Engineering the Hierarchical Heterostructures of Zn-Ni-Co Nanoneedles Arrays@Co-Ni-LDH Nanosheets Core-Sheath Electrodes for Hybrid Asymmetric Supercapacitor with High Energy Density and Excellent Cyclic Stability
2020
To meet the requirement
for the high-ranked positive electrode
materials having auspicious pseudocapacitive features for potential
application in energy storage devices, the suitable designs of unique
core–shell heterostructures featuring mixed transition metal
oxide and layered double hydroxide (LDH) are highly needed and have
been progressing expeditiously in recent years.
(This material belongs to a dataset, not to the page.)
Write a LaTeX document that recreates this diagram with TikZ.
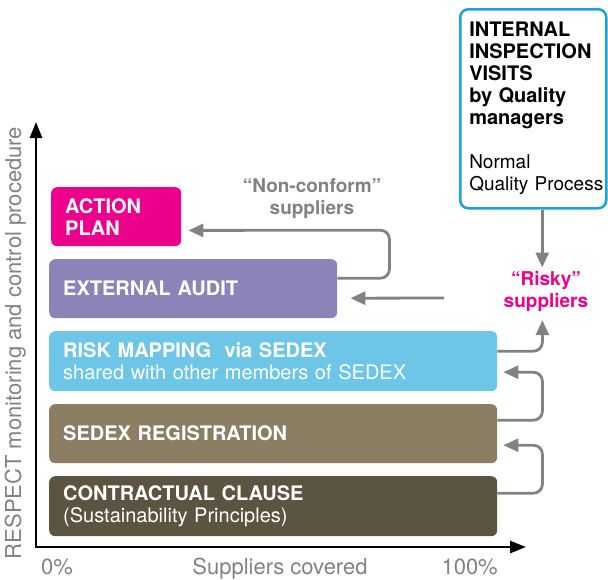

Herein, 3D hierarchical
zinc–nickel–cobalt (ZNCO)@Co–Ni-LDH (LDH-1 and
LDH-2) core–shell nanostructured arrays on Ni foam as a pseudocapacitive
electrode are prepared by using a facile hydrothermal and metal–organic
framework (MOF) assisted coprecipitation method. FE-SEM images show
that the core 1D ZNCO and shell 2D Co–Ni-LDH are well interconnected
to form 3D porous and hierarchical ZNCO@Co–Ni-LDH core–shell
nanostructures, leading to the fast and efficient transmission/transfer
of both electrolyte ions and electrons, due to the higher electroactive
surface areas and enhanced electrical conductivity. In a three-electrode
system, the ZNCO@Co–Ni-LDH-2 electrode material delivers excellent
electrochemical performance with higher specific capacitance of 2866
F g–1 at 1 A g–1 with ultrahigh
capacitance retention of 68.35% at a higher current density of 10
A g–1 and excellent life span of 89% capacitance
retention after 8000 cycles. Moreover, the sandwiched asymmetric supercapacitor
(ASC) device using ZNCO@Co–Ni-LDH-2 as the positive electrode
and N-doped graphene hydrogel (NGH) as the negative electrode exhibits
superior specific capacitance (178 F g–1 at 1 A
g–1), outstanding rate capability (70.22% at 10
A g–1), excellent life span (91.2% after 8000 cycles
at 10 A g–1), and very high energy density (63.28
W h kg–1 at power density of 796.53 W kg–1).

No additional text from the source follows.